Give again, exactly as written, the lines of the records below from the line with "What Plotly code" to the line with "import plotly.graph_objects as go". Both end lines count; pictures do not.

▸ Saved data entries
──────

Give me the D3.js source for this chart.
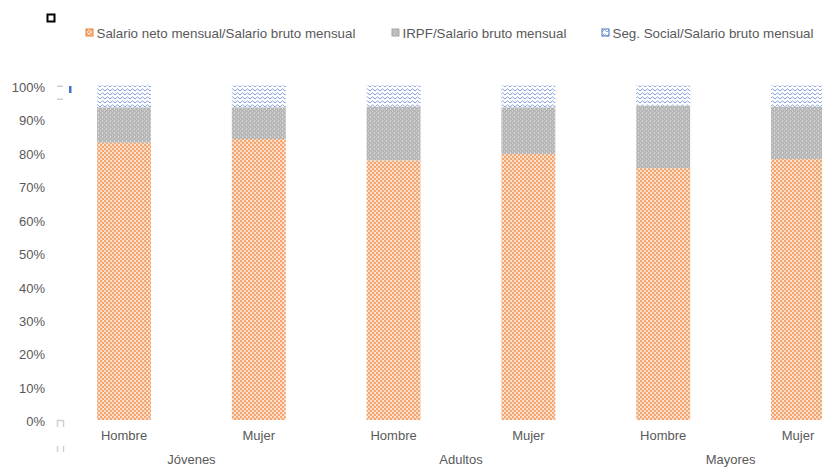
<!DOCTYPE html>
<html>
<head>
<meta charset="utf-8">
<script src="https://cdn.jsdelivr.net/npm/d3@7"></script>
<style>
  body { margin: 0; background: #fff; }
  text { font-family: "Liberation Sans", Arial, sans-serif; fill: #595959; }
</style>
</head>
<body>
<script>
// data (share of gross monthly salary, %)
var groups = ["Jóvenes", "Adultos", "Mayores"];
var sexes = ["Hombre", "Mujer"];
var netoVals = [82.9, 84.0, 77.6, 79.5, 75.3, 78.0];
var irpfVals = [10.6, 9.5, 16.1, 14.0, 18.7, 15.7];
var ssVals = [6.5, 6.5, 6.3, 6.5, 6.0, 6.3];
var seriesNames = ["Salario neto mensual/Salario bruto mensual", "IRPF/Salario bruto mensual", "Seg. Social/Salario bruto mensual"];
var yTicks = [0, 0.1, 0.2, 0.3, 0.4, 0.5, 0.6, 0.7, 0.8, 0.9, 1];

(function(){
  var width = 822, height = 468;

  var svg = d3.select("body").append("svg")
    .attr("width", width)
    .attr("height", height);

  // fill patterns, like the Excel pattern fills
  var defs = svg.append("defs");

  var pOr = defs.append("pattern").attr("id", "pat0")
    .attr("patternUnits", "userSpaceOnUse").attr("width", 4).attr("height", 4);
  pOr.append("rect").attr("width", 4).attr("height", 4).attr("fill", "#fbd9c1");
  pOr.append("rect").attr("width", 2).attr("height", 2).attr("fill", "#f2a772");
  pOr.append("rect").attr("x", 2).attr("y", 2).attr("width", 2).attr("height", 2).attr("fill", "#f2a772");
  pOr.append("rect").attr("x", 3).attr("y", 0).attr("width", 1).attr("height", 1).attr("fill", "#fff4ec");

  var pGr = defs.append("pattern").attr("id", "pat1")
    .attr("patternUnits", "userSpaceOnUse").attr("width", 4).attr("height", 4);
  pGr.append("rect").attr("width", 4).attr("height", 4).attr("fill", "#b7b7b7");
  pGr.append("rect").attr("x", 2).attr("width", 1).attr("height", 2).attr("fill", "#d8d8d8");
  pGr.append("rect").attr("x", 0).attr("y", 2).attr("width", 1).attr("height", 2).attr("fill", "#c9c9c9");

  var pBl = defs.append("pattern").attr("id", "pat2")
    .attr("patternUnits", "userSpaceOnUse").attr("width", 5).attr("height", 4);
  pBl.append("rect").attr("width", 5).attr("height", 4).attr("fill", "#ffffff");
  pBl.append("path").attr("d", "M0,3 L2.5,0.8 L5,3")
    .attr("fill", "none").attr("stroke", "#86a2da").attr("stroke-width", 1);

  var colors = ["url(#pat0)", "url(#pat1)", "url(#pat2)"];

  // one row per bar
  var rows = [];
  groups.forEach(function(g, gi){
    sexes.forEach(function(s, si){
      var i = gi * sexes.length + si;
      rows.push({ key: g + "|" + s, group: g, sex: s, s0: netoVals[i] / 100, s1: irpfVals[i] / 100, s2: ssVals[i] / 100 });
    });
  });

  var x = d3.scaleBand()
    .domain(rows.map(function(d){ return d.key; }))
    .range([56.6, 865.4])
    .paddingInner(0.6)
    .paddingOuter(0.3);

  var y = d3.scaleLinear().domain([0, 1]).range([420, 85.5]);

  var stacked = d3.stack().keys(["s0", "s1", "s2"])(rows);

  svg.selectAll(".layer")
    .data(stacked)
    .enter().append("g")
    .attr("class", "layer")
    .attr("fill", function(d, i){ return colors[i]; })
    .selectAll("rect")
    .data(function(d){ return d; })
    .enter().append("rect")
    .attr("x", function(d){ return x(d.data.key); })
    .attr("y", function(d){ return y(d[1]); })
    .attr("width", x.bandwidth())
    .attr("height", function(d){ return y(d[0]) - y(d[1]); });

  // y axis
  var yAxis = svg.append("g")
    .attr("transform", "translate(48,0)")
    .call(d3.axisLeft(y).tickValues(yTicks).tickSize(0).tickPadding(3).tickFormat(d3.format(".0%")));
  yAxis.select(".domain").remove();
  yAxis.selectAll("text").attr("font-size", 13).attr("dy", "0.45em")
    .style("font-family", "'Liberation Sans', Arial, sans-serif").attr("fill", "#595959");

  // category labels
  svg.selectAll(".sexLab")
    .data(rows)
    .enter().append("text")
    .attr("class", "sexLab")
    .attr("x", function(d){ return x(d.key) + x.bandwidth() / 2; })
    .attr("y", 440)
    .attr("text-anchor", "middle")
    .attr("font-size", 13)
    .text(function(d){ return d.sex; });

  svg.selectAll(".grpLab")
    .data(groups)
    .enter().append("text")
    .attr("class", "grpLab")
    .attr("x", function(g){
      return (x(g + "|" + sexes[0]) + x(g + "|" + sexes[1]) + x.bandwidth()) / 2;
    })
    .attr("y", 464)
    .attr("text-anchor", "middle")
    .attr("font-size", 13)
    .text(function(g){ return g; });

  // legend
  var legX = [86, 392, 602];
  var leg = svg.selectAll(".leg")
    .data(seriesNames)
    .enter().append("g")
    .attr("class", "leg")
    .attr("transform", function(d, i){ return "translate(" + legX[i] + ",29)"; });
  leg.append("rect")
    .attr("width", 7).attr("height", 7)
    .attr("fill", function(d, i){ return colors[i]; })
    .attr("stroke", function(d, i){ return ["#ed7d31", "#a5a5a5", "#4472c4"][i]; })
    .attr("stroke-width", 1);
  leg.append("text")
    .attr("x", 10.5).attr("y", 9)
    .attr("font-size", 13.35)
    .text(function(d){ return d; });

  // stray marks seen in the original picture
  svg.append("rect").attr("x", 47.5).attr("y", 14.5).attr("width", 7).attr("height", 7)
    .attr("fill", "#fff").attr("stroke", "#000").attr("stroke-width", 2);
  svg.append("rect").attr("x", 69).attr("y", 86).attr("width", 2.5).attr("height", 7).attr("fill", "#4472c4");
  [85.5, 98.5].forEach(function(yy){
    svg.append("rect").attr("x", 57).attr("y", yy).attr("width", 6).attr("height", 1.5).attr("fill", "#d0d0d0");
  });
  svg.append("path").attr("d", "M57.5,427 L57.5,420.5 L63.5,420.5 L63.5,427")
    .attr("fill", "none").attr("stroke", "#d0d0d0").attr("stroke-width", 1.5);
  [57.5, 63.5].forEach(function(xx){
    svg.append("line").attr("x1", xx).attr("x2", xx).attr("y1", 446).attr("y2", 452)
      .attr("stroke", "#d0d0d0").attr("stroke-width", 1.5);
  });
})();
</script>
</body>
</html>
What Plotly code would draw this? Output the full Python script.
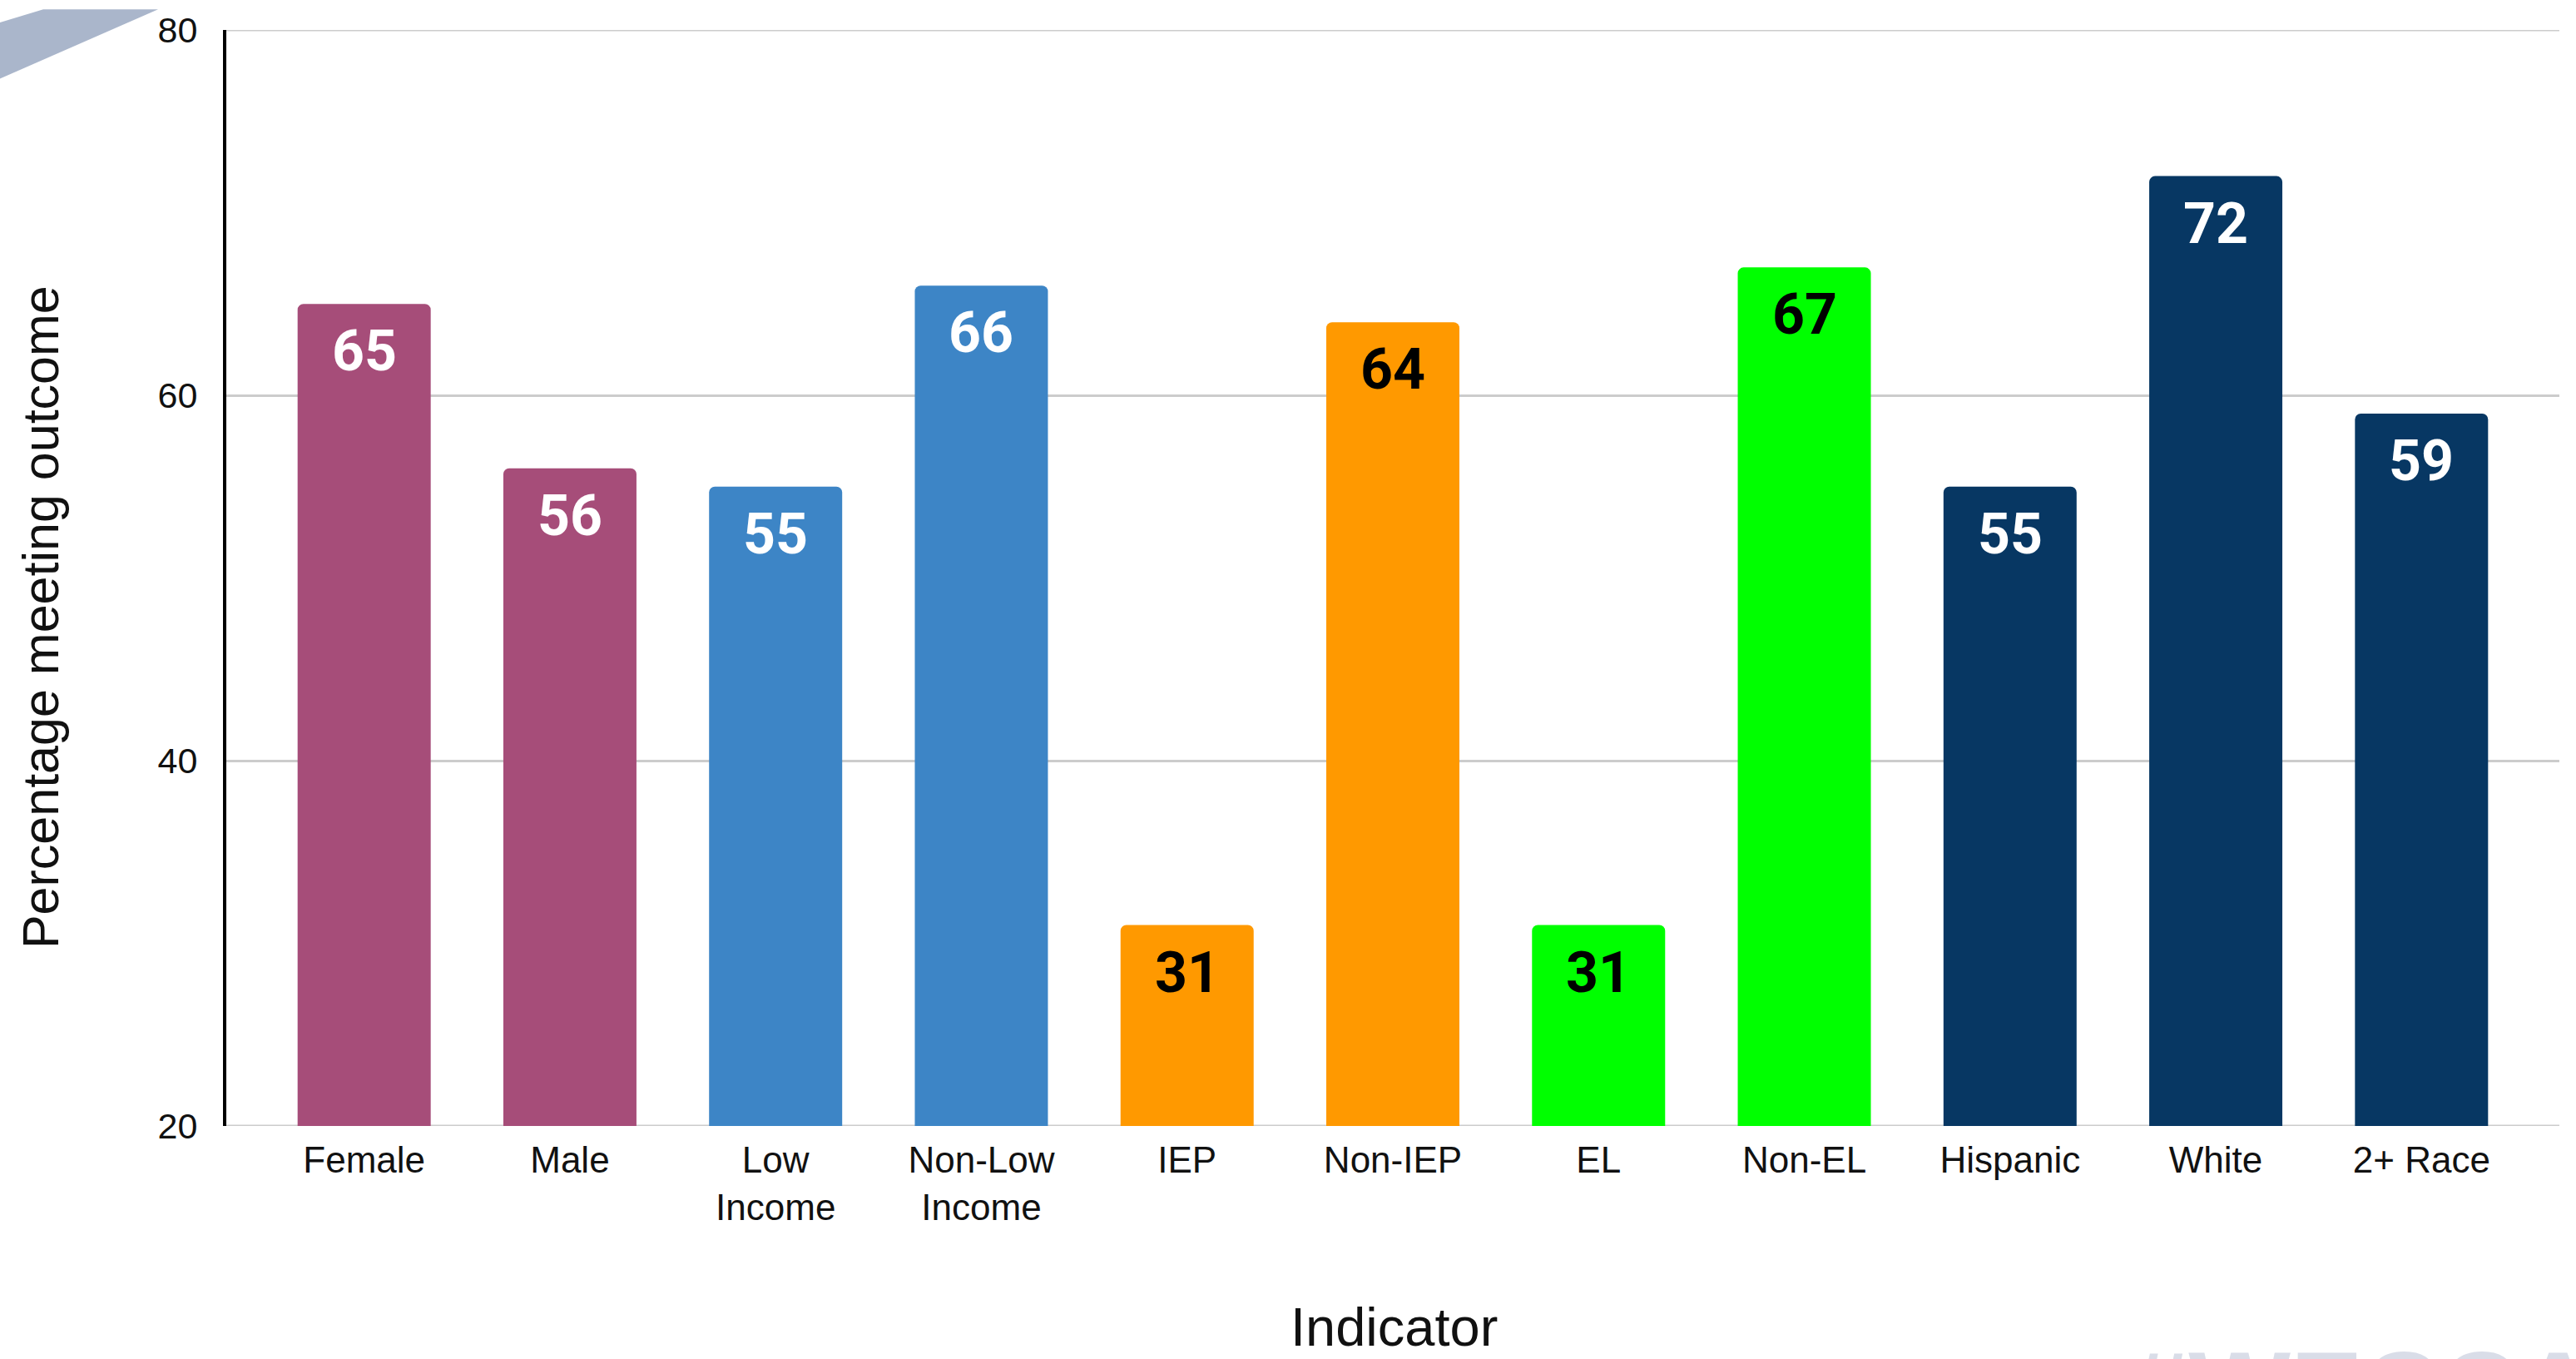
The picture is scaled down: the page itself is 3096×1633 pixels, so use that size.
import plotly.graph_objects as go

# Share of students meeting the outcome, by indicator group
categories = ["Female", "Male", "Low<br>Income", "Non-Low<br>Income", "IEP", "Non-IEP",
              "EL", "Non-EL", "Hispanic", "White", "2+ Race"]
values = [65, 56, 55, 66, 31, 64, 31, 67, 55, 72, 59]
bar_colors = ["#A64D79", "#A64D79", "#3D85C6", "#3D85C6", "#FF9900", "#FF9900",
              "#00FF00", "#00FF00", "#073763", "#073763", "#073763"]
label_colors = ["white", "white", "white", "white", "black", "black",
                "black", "black", "white", "white", "white"]
y_ticks = [20, 40, 60, 80]

W, H = 3096, 1633
ML, MR, MT, MB = 272, 20, 25, 280
PW, PH = W - ML - MR, H - MT - MB


def px_x(px):
    return (px - ML) / PW


def px_y(py):
    return (H - MB - py) / PH


fig = go.Figure()
fig.add_trace(go.Bar(
    x=categories,
    y=values,
    marker=dict(color=bar_colors, cornerradius=7, line=dict(width=0)),
    width=0.647,
    hoverinfo="skip",
))

# value labels inside the top of each bar
for cat, val, col in zip(categories, values, label_colors):
    fig.add_annotation(
        x=cat, y=val, xref="x", yref="y",
        text=f"<b>{val}</b>", showarrow=False,
        yanchor="middle", yshift=-57,
        font=dict(family="Roboto", size=68, color=col),
    )

# grey rules at the bottom and top of the value range
for yv in (y_ticks[0], y_ticks[-1]):
    fig.add_shape(type="line", xref="paper", yref="y", x0=0, x1=1, y0=yv, y1=yv,
                  line=dict(color="#CCCCCC", width=3), layer="below")

# axis titles
fig.add_annotation(
    x=px_x(49), y=px_y(737), xref="paper", yref="paper",
    text="Percentage meeting outcome", textangle=-90, showarrow=False,
    xanchor="center", yanchor="middle",
    font=dict(family="Liberation Sans, Arial", size=61, color="#111111"),
)
fig.add_annotation(
    x=px_x(1676), y=px_y(1597), xref="paper", yref="paper",
    text="Indicator", showarrow=False,
    xanchor="center", yanchor="middle",
    font=dict(family="Liberation Sans, Arial", size=65, color="#111111"),
)

# faint hashtag mark at the bottom right corner
fig.add_annotation(
    x=px_x(2556), y=px_y(1597), xref="paper", yref="paper",
    text="<b>#WECCA</b>", showarrow=False,
    xanchor="left", yanchor="top",
    font=dict(family="Liberation Sans, Arial", size=130, color="#D9DDE8"),
)

# grey swoosh in the top left corner
pts = [(0, 16), (0, 84), (190, 0), (52, 0)]
path = "M " + " L ".join(f"{px_x(a):.5f},{px_y(b):.5f}" for a, b in pts) + " Z"
fig.add_shape(type="path", path=path, xref="paper", yref="paper",
              fillcolor="#AAB6CB", line=dict(width=0), layer="above")

fig.update_layout(
    width=W, height=H,
    margin=dict(l=ML, r=MR, t=MT, b=MB),
    paper_bgcolor="white", plot_bgcolor="white",
    showlegend=False,
    font=dict(family="Liberation Sans, Arial", color="#111111"),
    xaxis=dict(
        type="category",
        range=[-0.67, 10.67],
        showgrid=False, showline=False, zeroline=False,
        ticks="", tickfont=dict(size=44, color="#111111"),
        ticklabelstandoff=11,
    ),
    yaxis=dict(
        range=[20, 80],
        tickvals=y_ticks,
        showgrid=True, gridcolor="#CCCCCC", gridwidth=3,
        zeroline=False,
        showline=True, linecolor="#000000", linewidth=4,
        ticks="", tickfont=dict(size=43, color="#111111"),
        ticklabelstandoff=22,
    ),
)

fig.write_html("out.html")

──────

▸ RESULT
What Plotly code would draw this? Output the full Python script.
The picture is scaled down: the page itself is 3096×1633 pixels, so use that size.
import plotly.graph_objects as go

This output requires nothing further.